_What the exercise asks_
Write out again, exactly as they appear, the lines from the line with "Write a Python" through the line with "ax = fig.add_axes([0.1157, 0.1127, 0.8843, 0.854])". Do not include any pictures.
Start of Dataset records
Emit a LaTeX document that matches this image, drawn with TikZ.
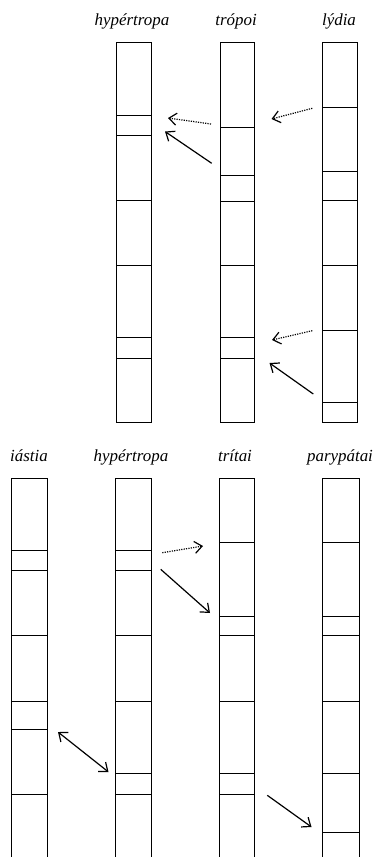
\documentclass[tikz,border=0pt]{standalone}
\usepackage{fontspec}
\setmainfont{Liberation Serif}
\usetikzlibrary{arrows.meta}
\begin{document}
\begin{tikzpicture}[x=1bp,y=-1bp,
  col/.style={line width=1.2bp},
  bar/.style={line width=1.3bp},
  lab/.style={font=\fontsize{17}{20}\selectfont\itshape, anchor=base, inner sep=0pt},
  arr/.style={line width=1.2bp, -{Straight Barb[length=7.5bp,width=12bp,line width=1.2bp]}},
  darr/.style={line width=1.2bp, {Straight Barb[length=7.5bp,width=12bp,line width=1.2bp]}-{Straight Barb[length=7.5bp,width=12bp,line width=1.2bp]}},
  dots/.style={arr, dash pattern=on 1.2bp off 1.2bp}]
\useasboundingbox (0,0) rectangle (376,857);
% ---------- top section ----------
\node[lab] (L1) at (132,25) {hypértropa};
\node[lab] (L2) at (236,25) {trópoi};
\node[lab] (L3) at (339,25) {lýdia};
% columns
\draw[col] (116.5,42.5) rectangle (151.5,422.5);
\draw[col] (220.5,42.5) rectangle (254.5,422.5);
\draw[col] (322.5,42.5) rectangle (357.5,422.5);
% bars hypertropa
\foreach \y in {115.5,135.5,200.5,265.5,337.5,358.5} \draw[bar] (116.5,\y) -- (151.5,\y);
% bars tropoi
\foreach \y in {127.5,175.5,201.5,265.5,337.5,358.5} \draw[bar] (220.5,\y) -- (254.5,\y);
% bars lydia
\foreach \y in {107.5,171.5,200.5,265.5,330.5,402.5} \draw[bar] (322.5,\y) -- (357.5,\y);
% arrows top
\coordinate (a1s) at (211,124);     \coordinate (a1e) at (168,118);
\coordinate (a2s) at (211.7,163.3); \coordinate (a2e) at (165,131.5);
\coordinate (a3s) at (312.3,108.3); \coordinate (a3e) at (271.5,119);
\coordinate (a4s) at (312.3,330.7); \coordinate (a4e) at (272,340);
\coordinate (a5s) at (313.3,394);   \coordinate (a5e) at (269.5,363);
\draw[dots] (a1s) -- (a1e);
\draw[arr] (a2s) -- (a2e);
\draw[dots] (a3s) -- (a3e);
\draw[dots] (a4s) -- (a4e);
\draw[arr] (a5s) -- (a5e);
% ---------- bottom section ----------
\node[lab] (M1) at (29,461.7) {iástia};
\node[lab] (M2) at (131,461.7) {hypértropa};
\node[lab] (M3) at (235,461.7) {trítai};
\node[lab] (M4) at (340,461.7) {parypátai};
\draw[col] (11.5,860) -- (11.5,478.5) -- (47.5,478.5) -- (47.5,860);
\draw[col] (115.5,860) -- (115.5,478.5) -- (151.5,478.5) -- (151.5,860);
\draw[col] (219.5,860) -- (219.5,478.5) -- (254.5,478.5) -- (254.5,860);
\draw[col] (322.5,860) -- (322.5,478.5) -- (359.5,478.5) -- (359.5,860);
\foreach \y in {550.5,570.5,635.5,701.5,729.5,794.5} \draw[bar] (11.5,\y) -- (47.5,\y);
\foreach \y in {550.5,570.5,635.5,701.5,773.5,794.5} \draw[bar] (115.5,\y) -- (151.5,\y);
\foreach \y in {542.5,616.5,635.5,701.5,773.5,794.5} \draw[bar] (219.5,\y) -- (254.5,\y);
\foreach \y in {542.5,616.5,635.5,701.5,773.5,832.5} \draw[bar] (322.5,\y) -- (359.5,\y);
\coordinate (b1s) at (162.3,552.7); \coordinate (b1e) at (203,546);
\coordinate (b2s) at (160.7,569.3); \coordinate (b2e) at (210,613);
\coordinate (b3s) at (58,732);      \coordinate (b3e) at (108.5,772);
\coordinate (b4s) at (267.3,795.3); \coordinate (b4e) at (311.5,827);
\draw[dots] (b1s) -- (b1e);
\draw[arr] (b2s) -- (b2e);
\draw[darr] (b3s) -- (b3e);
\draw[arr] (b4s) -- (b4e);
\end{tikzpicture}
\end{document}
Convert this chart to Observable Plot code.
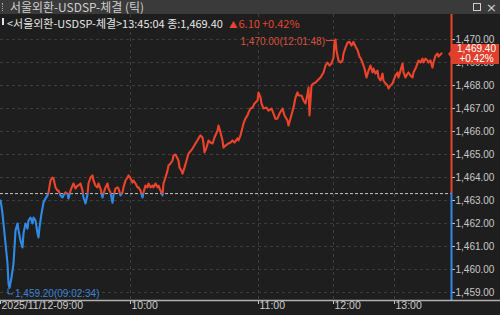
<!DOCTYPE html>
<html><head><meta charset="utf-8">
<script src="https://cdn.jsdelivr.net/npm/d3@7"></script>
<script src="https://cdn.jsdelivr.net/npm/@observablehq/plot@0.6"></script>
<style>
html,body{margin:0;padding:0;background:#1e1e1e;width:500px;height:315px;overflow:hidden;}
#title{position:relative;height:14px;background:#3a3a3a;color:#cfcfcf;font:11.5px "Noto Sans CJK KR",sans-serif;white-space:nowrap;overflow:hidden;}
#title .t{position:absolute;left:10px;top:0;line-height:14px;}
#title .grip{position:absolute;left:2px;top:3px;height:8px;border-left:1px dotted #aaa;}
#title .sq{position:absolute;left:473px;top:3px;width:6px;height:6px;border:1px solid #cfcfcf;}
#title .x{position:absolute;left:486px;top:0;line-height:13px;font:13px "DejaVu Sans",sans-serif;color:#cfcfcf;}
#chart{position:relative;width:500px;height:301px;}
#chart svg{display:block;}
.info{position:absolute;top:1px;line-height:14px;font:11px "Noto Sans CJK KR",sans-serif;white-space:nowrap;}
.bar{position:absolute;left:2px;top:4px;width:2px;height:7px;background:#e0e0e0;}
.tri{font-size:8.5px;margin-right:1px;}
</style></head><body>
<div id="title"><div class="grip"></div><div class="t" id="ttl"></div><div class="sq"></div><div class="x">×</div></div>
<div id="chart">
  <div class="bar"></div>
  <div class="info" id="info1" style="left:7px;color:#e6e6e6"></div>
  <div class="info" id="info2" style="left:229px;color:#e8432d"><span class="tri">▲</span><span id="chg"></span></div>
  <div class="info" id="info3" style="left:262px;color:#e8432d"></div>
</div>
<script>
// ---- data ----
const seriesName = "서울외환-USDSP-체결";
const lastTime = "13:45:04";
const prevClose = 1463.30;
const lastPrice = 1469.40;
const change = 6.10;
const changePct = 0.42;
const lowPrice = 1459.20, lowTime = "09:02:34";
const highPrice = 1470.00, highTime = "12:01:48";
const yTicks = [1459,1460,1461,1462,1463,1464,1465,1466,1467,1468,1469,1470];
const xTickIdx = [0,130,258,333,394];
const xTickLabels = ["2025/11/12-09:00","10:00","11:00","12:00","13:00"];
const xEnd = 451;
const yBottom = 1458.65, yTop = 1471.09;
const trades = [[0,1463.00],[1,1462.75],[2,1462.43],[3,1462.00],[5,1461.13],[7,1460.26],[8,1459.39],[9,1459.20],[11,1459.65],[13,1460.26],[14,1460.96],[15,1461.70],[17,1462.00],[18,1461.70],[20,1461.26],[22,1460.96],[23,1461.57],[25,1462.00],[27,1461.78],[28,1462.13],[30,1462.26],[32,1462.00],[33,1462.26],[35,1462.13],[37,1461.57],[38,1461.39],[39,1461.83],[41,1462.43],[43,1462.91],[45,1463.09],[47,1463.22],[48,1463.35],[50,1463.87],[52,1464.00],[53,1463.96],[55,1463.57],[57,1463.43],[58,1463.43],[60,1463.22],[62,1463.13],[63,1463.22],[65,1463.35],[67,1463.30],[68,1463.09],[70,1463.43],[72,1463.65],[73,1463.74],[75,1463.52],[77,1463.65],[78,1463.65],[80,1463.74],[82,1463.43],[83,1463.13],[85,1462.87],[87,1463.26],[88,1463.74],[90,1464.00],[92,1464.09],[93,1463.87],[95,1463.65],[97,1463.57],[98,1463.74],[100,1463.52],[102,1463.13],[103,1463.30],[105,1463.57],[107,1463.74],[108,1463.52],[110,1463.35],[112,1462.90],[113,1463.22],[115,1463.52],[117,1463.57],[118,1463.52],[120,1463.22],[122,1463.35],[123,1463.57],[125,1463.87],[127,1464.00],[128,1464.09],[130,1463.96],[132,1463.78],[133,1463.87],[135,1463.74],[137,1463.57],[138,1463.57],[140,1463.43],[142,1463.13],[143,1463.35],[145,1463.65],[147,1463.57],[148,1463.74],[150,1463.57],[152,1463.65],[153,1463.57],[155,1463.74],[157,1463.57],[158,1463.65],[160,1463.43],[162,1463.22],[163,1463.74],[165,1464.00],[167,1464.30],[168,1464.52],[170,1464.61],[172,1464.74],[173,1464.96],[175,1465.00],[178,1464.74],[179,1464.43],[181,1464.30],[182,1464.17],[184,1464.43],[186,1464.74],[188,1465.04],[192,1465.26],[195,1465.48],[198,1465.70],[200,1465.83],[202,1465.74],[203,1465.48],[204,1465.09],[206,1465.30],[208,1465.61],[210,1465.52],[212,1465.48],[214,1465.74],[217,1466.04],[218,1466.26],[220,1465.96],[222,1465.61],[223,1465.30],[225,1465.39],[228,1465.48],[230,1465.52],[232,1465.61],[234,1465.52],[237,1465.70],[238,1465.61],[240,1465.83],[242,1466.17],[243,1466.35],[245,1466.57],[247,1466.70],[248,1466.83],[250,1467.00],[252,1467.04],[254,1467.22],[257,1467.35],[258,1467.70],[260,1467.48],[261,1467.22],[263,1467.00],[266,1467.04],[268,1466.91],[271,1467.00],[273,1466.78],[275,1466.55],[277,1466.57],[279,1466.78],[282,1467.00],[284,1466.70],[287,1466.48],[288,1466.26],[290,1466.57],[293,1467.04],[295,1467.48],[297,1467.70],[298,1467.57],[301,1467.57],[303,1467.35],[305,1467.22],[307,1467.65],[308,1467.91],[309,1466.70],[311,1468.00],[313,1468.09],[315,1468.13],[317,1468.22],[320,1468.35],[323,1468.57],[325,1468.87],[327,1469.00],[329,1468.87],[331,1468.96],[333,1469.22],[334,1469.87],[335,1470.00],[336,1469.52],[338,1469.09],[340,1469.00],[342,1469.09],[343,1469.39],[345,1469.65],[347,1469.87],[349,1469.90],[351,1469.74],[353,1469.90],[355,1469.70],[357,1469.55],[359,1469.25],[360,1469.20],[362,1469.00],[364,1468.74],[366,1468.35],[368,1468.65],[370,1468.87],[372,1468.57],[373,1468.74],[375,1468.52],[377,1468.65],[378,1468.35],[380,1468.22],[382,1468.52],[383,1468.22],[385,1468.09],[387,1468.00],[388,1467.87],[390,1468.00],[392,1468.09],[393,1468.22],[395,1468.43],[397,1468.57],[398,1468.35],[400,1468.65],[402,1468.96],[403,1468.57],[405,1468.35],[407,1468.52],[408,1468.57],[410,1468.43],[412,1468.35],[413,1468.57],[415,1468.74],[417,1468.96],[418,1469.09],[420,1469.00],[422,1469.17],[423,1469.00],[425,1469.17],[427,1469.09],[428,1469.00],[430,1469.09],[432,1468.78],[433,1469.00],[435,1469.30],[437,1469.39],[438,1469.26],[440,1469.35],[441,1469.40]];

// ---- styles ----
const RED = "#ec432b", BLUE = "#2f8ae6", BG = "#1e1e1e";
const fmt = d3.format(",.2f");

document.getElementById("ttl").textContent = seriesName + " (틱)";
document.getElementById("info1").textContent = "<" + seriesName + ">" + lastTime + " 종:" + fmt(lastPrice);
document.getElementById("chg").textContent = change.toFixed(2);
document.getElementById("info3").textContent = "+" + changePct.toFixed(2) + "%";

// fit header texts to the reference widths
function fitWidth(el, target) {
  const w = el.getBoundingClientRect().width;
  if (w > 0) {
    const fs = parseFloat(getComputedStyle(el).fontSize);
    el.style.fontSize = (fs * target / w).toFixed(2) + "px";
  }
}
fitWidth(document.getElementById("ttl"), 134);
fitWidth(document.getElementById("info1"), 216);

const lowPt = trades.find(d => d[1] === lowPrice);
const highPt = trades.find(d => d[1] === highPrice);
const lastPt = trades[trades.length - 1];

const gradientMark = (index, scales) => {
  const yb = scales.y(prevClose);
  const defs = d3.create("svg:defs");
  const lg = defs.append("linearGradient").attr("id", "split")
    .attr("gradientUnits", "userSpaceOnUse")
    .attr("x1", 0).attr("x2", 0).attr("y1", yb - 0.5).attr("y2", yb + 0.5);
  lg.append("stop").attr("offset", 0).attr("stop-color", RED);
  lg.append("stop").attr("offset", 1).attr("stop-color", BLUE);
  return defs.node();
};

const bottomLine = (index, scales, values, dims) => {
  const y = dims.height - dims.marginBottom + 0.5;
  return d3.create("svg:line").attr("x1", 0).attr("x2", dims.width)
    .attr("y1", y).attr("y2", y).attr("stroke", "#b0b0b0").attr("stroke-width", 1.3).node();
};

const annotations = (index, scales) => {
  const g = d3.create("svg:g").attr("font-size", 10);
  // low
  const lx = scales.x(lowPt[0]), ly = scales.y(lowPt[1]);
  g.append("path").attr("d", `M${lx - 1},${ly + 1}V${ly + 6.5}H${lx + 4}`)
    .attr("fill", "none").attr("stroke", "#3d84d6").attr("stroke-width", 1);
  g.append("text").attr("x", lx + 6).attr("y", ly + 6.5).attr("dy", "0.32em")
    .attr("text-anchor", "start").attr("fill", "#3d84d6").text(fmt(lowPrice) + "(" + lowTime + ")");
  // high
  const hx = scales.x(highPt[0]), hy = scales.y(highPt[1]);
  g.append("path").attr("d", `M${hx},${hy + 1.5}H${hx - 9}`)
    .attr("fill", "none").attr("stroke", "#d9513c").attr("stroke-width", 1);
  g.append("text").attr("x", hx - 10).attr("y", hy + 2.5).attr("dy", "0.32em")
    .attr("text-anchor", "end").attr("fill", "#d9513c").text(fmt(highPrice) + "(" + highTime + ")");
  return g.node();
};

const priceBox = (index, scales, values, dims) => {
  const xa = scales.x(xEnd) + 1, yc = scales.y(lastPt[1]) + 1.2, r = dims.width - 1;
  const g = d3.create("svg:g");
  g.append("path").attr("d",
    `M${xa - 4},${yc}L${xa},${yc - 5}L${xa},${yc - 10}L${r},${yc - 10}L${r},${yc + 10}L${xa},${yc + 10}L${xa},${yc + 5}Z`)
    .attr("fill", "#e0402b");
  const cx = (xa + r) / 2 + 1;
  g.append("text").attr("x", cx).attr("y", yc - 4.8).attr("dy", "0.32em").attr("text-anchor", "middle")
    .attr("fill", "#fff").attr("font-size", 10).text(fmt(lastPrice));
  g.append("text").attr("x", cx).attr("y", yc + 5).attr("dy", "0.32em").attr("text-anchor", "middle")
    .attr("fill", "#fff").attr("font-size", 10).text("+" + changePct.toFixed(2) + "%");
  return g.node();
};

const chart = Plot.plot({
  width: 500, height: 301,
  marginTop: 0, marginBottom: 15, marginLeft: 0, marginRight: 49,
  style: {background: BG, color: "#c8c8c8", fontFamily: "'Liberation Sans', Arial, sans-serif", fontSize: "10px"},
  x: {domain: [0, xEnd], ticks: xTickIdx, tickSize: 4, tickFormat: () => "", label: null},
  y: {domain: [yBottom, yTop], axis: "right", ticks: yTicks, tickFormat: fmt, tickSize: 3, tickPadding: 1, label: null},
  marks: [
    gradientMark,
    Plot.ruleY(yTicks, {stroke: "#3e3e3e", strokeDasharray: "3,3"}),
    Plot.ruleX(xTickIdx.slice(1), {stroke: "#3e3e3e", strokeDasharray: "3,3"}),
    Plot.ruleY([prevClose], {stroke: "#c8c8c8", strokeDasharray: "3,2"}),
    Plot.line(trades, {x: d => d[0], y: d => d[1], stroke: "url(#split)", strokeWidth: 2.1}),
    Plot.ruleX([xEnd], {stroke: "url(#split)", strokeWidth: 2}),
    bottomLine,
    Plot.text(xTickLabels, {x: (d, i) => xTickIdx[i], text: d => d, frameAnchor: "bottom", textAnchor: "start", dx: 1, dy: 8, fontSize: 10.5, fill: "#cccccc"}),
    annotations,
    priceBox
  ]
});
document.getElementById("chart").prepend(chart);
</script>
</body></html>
End of Dataset records
Start of Dataset records
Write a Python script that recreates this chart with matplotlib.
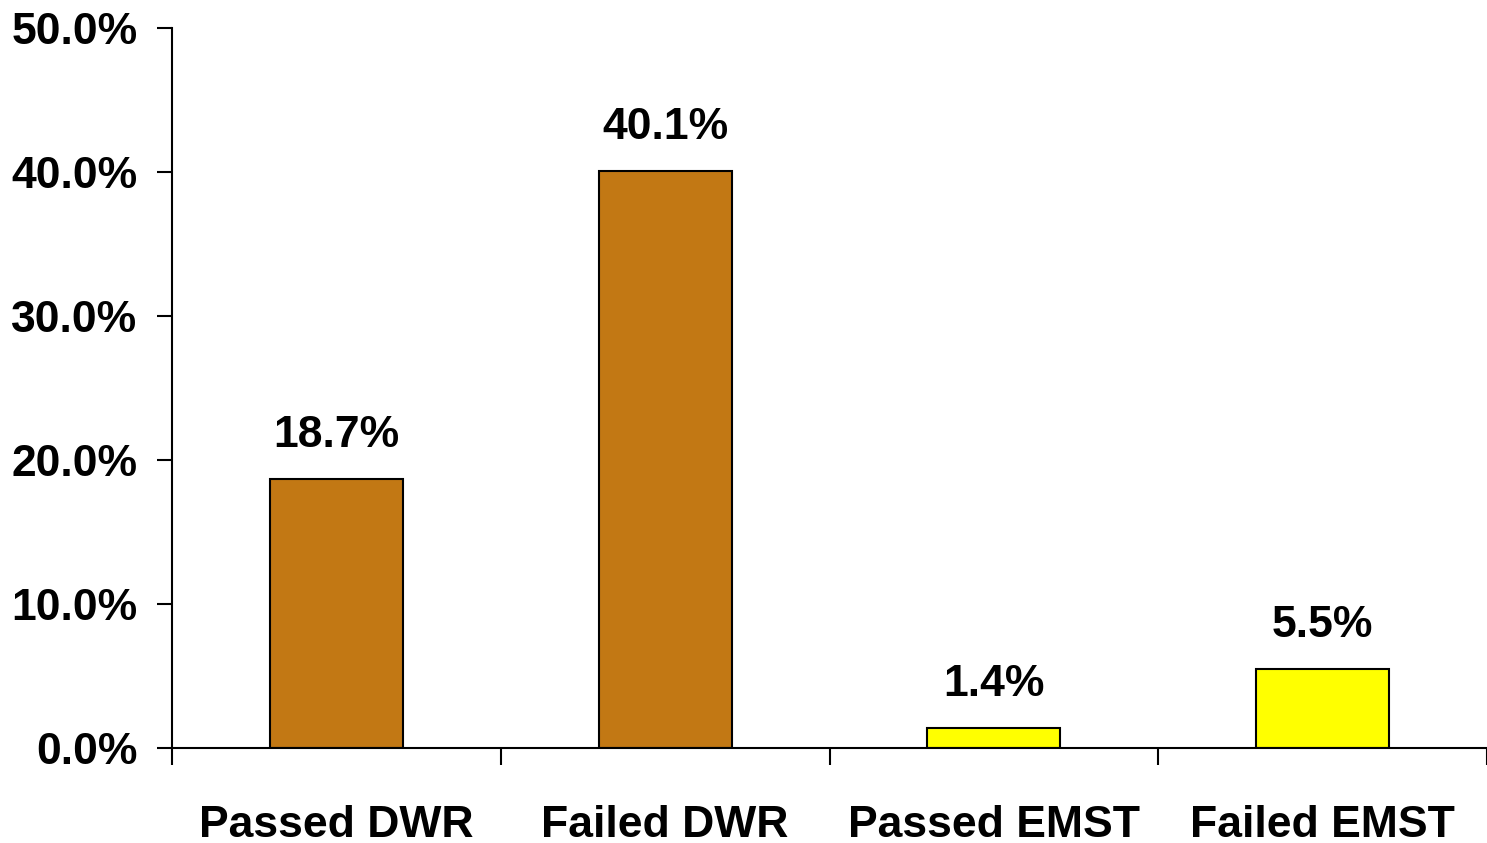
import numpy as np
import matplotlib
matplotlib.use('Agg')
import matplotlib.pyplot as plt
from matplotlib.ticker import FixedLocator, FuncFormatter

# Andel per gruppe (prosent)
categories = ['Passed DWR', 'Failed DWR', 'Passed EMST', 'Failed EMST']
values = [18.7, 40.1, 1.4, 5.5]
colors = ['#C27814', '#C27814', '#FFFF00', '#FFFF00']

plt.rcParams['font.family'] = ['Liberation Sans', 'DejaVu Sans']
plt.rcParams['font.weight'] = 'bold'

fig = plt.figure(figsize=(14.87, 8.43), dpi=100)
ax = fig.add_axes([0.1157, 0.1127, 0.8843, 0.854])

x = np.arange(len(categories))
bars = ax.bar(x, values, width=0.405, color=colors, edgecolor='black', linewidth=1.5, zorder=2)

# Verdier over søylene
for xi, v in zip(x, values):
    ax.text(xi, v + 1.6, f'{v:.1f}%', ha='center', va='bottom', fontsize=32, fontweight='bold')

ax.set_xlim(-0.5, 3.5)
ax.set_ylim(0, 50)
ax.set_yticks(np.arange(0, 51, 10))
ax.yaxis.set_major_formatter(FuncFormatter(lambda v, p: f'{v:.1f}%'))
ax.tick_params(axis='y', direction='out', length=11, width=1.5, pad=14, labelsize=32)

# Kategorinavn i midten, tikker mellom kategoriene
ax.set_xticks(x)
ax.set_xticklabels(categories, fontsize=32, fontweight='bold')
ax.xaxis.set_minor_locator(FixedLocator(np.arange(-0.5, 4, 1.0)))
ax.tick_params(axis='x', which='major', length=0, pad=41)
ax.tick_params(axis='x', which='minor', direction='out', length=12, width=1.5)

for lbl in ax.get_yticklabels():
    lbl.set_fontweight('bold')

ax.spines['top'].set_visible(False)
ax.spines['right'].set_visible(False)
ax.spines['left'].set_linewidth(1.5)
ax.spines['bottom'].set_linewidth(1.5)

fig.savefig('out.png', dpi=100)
End of Dataset records
_Reply_
Write a Python script that recreates this chart with matplotlib.
import numpy as np
import matplotlib
matplotlib.use('Agg')
import matplotlib.pyplot as plt
from matplotlib.ticker import FixedLocator, FuncFormatter

# Andel per gruppe (prosent)
categories = ['Passed DWR', 'Failed DWR', 'Passed EMST', 'Failed EMST']
values = [18.7, 40.1, 1.4, 5.5]
colors = ['#C27814', '#C27814', '#FFFF00', '#FFFF00']

plt.rcParams['font.family'] = ['Liberation Sans', 'DejaVu Sans']
plt.rcParams['font.weight'] = 'bold'

fig = plt.figure(figsize=(14.87, 8.43), dpi=100)
ax = fig.add_axes([0.1157, 0.1127, 0.8843, 0.854])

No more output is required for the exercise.